** Start **

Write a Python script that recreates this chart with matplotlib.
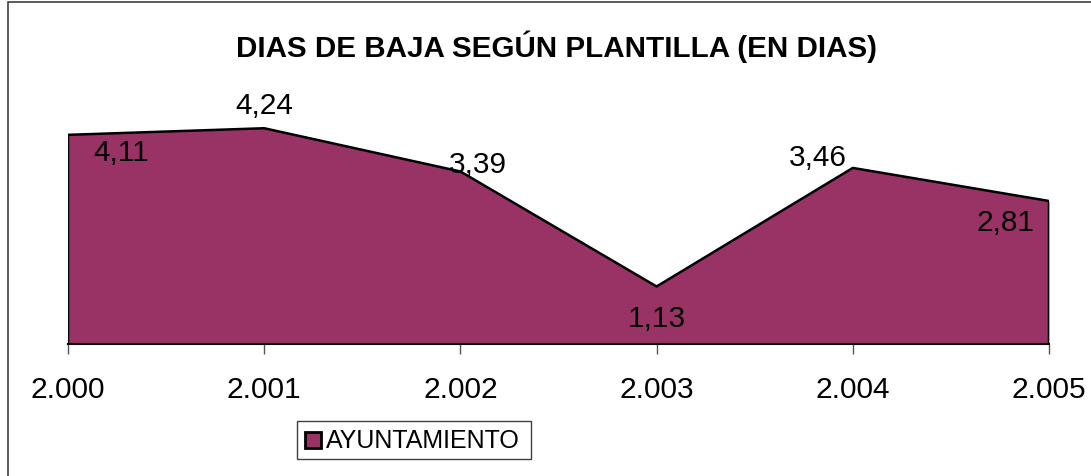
import matplotlib
matplotlib.use("Agg")
import matplotlib.pyplot as plt
from matplotlib.patches import Rectangle

years = ["2.000", "2.001", "2.002", "2.003", "2.004", "2.005"]
values = [4.11, 4.24, 3.39, 1.13, 3.46, 2.81]
labels = ["4,11", "4,24", "3,39", "1,13", "3,46", "2,81"]
series_name = "AYUNTAMIENTO"
title = "DIAS DE BAJA SEGÚN PLANTILLA (EN DIAS)"

W, H = 1091, 477
fig = plt.figure(figsize=(W / 100, H / 100), dpi=100)
plt.rcParams['font.family'] = ['Liberation Sans', 'DejaVu Sans']

# outer frame
fig.patches.append(Rectangle((8 / W, -0.1), 1.2, (H - 3) / H + 0.1, transform=fig.transFigure,
                             fill=False, edgecolor='#404040', linewidth=1.2))

left, right = 68 / W, 1049 / W
bottom, top = (H - 345) / H, (H - 116) / H
ax = fig.add_axes([left, bottom, right - left, top - bottom])
x = list(range(len(years)))
color = '#993366'
ax.fill_between(x, values, 0, color=color, linewidth=0, label=series_name)
ax.plot([x[0]] + x + [x[-1]], [0] + values + [0], color='black', linewidth=1.8)
ax.set_xlim(x[0], x[-1])
ax.set_ylim(0, 4.5)
ax.set_clip_on(False)
for s in ['top', 'right', 'left']:
    ax.spines[s].set_visible(False)
ax.spines['bottom'].set_linewidth(1.5)
ax.set_yticks([])
ax.set_xticks(x)
ax.set_xticklabels(years, fontsize=21.5)
ax.tick_params(axis='x', length=7, width=1, color='#555555', pad=15)

offsets = [(53, -17), (0, 23), (17, 7), (0, -32), (-35, 11), (-44, -21)]
for xi, v, lab, (dx, dy) in zip(x, values, labels, offsets):
    ax.annotate(lab, (xi, v), xytext=(dx, dy), textcoords='offset pixels',
                ha='center', va='center', fontsize=21.5, annotation_clip=False)

fig.text(556 / W, 1 - 47 / H, title, ha='center', va='center', fontsize=21.3, fontweight='bold')

# legend
lx0, ly0, lx1, ly1 = 297, 422, 531, 460
fig.patches.append(Rectangle((lx0 / W, 1 - ly1 / H), (lx1 - lx0) / W, (ly1 - ly0) / H,
                             transform=fig.transFigure, fill=True, facecolor='white',
                             edgecolor='#404040', linewidth=1))
fig.patches.append(Rectangle((305 / W, 1 - 449 / H), 16 / W, 16 / H, transform=fig.transFigure,
                             facecolor=color, edgecolor='black', linewidth=2))
fig.text(326 / W, 1 - 441 / H, series_name, ha='left', va='center', fontsize=18)

fig.savefig("out.png", dpi=100)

** End **

§ GIVEN INSTRUCTION
Transcribe all the data word for word; the images stay out.

§ TASK RESPONSE
Write a Python script that recreates this chart with matplotlib.
import matplotlib
matplotlib.use("Agg")
import matplotlib.pyplot as plt
from matplotlib.patches import Rectangle

years = ["2.000", "2.001", "2.002", "2.003", "2.004", "2.005"]
values = [4.11, 4.24, 3.39, 1.13, 3.46, 2.81]
labels = ["4,11", "4,24", "3,39", "1,13", "3,46", "2,81"]
series_name = "AYUNTAMIENTO"
title = "DIAS DE BAJA SEGÚN PLANTILLA (EN DIAS)"

W, H = 1091, 477
fig = plt.figure(figsize=(W / 100, H / 100), dpi=100)
plt.rcParams['font.family'] = ['Liberation Sans', 'DejaVu Sans']

# outer frame
fig.patches.append(Rectangle((8 / W, -0.1), 1.2, (H - 3) / H + 0.1, transform=fig.transFigure,
                             fill=False, edgecolor='#404040', linewidth=1.2))

left, right = 68 / W, 1049 / W
bottom, top = (H - 345) / H, (H - 116) / H
ax = fig.add_axes([left, bottom, right - left, top - bottom])
x = list(range(len(years)))
color = '#993366'
ax.fill_between(x, values, 0, color=color, linewidth=0, label=series_name)
ax.plot([x[0]] + x + [x[-1]], [0] + values + [0], color='black', linewidth=1.8)
ax.set_xlim(x[0], x[-1])
ax.set_ylim(0, 4.5)
ax.set_clip_on(False)
for s in ['top', 'right', 'left']:
    ax.spines[s].set_visible(False)
ax.spines['bottom'].set_linewidth(1.5)
ax.set_yticks([])
ax.set_xticks(x)
ax.set_xticklabels(years, fontsize=21.5)
ax.tick_params(axis='x', length=7, width=1, color='#555555', pad=15)

offsets = [(53, -17), (0, 23), (17, 7), (0, -32), (-35, 11), (-44, -21)]
for xi, v, lab, (dx, dy) in zip(x, values, labels, offsets):
    ax.annotate(lab, (xi, v), xytext=(dx, dy), textcoords='offset pixels',
                ha='center', va='center', fontsize=21.5, annotation_clip=False)

fig.text(556 / W, 1 - 47 / H, title, ha='center', va='center', fontsize=21.3, fontweight='bold')

# legend
lx0, ly0, lx1, ly1 = 297, 422, 531, 460
fig.patches.append(Rectangle((lx0 / W, 1 - ly1 / H), (lx1 - lx0) / W, (ly1 - ly0) / H,
                             transform=fig.transFigure, fill=True, facecolor='white',
                             edgecolor='#404040', linewidth=1))
fig.patches.append(Rectangle((305 / W, 1 - 449 / H), 16 / W, 16 / H, transform=fig.transFigure,
                             facecolor=color, edgecolor='black', linewidth=2))
fig.text(326 / W, 1 - 441 / H, series_name, ha='left', va='center', fontsize=18)

fig.savefig("out.png", dpi=100)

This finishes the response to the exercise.